How to Calculate the Real ROI of Your AI Initiatives

Calculating ROI in AI requires a baseline. You must know exactly how you were performing before the AI was introduced. This sounds simple, but many organizations skip this step in the rush to innovate.

We recommend a controlled rollout. Test the AI against a control group that continues to use the old process. This allows you to isolate the variable. If the AI group shows a 15% higher conversion rate, you have a clear, defensible ROI.

But you must also account for the hidden costs. This includes data storage, compute costs, and the time your team spends monitoring the model. A model that generates $100,000 in value but costs $90,000 to run and maintain is a marginal success at best.

The Human Element in the Loop

One of the biggest mistakes is assuming AI works in a vacuum. It doesn't. The best results come when the AI handles the heavy lifting and humans handle the edge cases. We measure the "Human-in-the-loop" efficiency. How often does a human have to override the AI? If that number isn't decreasing over time, your model isn't learning, or your data is shifting.

And this leads to the most important question. Is the AI actually being used? Adoption is a metric. A perfect model that sits on a shelf has a value of zero. We track active usage and feedback loops to ensure the technology is integrated into the daily workflow of the company.

Why Most AI Projects Fail to Scale

Projects often die in the pilot phase because they were measured incorrectly from the start. If you only show the board a graph of decreasing error rates, they will eventually ask when the money is coming in. If you can't answer that, the funding stops.

Success requires a shift in mindset. Stop looking at the oven. Start tasting the food. The future belongs to companies that treat AI as a business tool, not a science experiment.

Are you measuring the right things, or are you just watching the thermometer? If you are ready to align your AI initiatives with actual business outcomes, let's talk. Aniccai can help you build a roadmap that focuses on what matters.

FAQ

Q: Should we stop using technical metrics like F1 scores?

No. Your technical team needs them to improve the model. But these should stay in the engine room. They are not the metrics you use to judge the success of the business initiative.

Q: What is a realistic timeframe to see ROI from AI?

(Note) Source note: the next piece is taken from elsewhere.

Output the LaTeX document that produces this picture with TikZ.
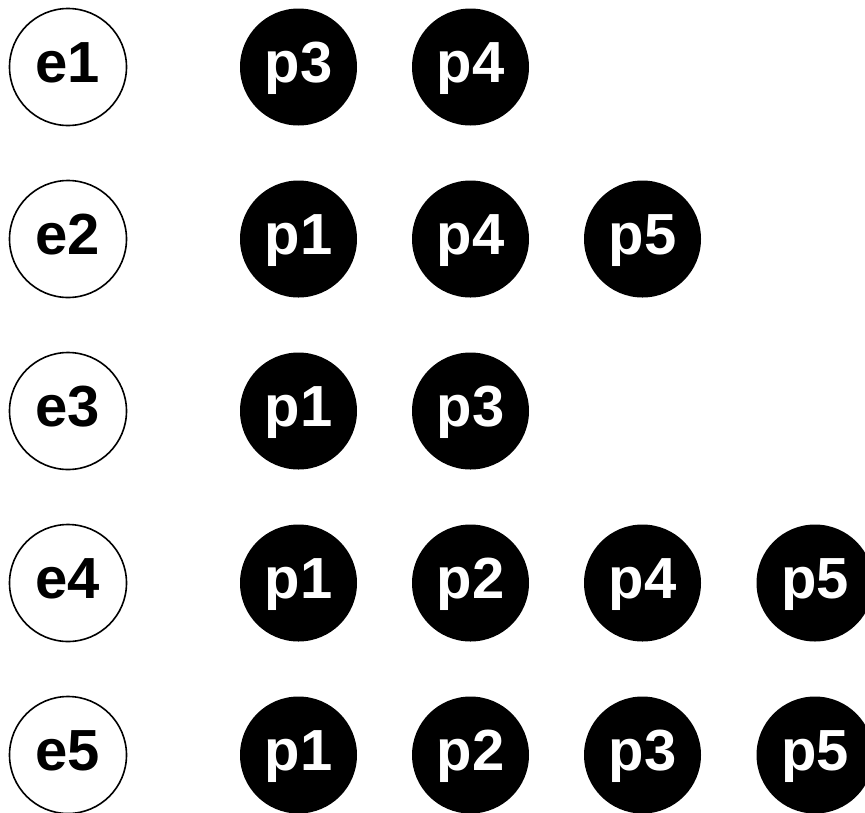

It depends on the use case. Efficiency gains can often be seen in 3 to 6 months. Direct revenue growth from complex models might take 12 to 18 months to fully realize and stabilize.

Q: How do we measure AI success if we don't have historical data?

You create a baseline during a pilot phase. Run the old process and the new AI process side-by-side for a set period. This gives you the data you need to make a comparison.

Q: Who should be in charge of defining these metrics?

It must be a partnership. The business leaders define the goal (e.g., "reduce churn by 5%"). The technical team then determines if the AI can achieve that and what technical milestones are needed to get there.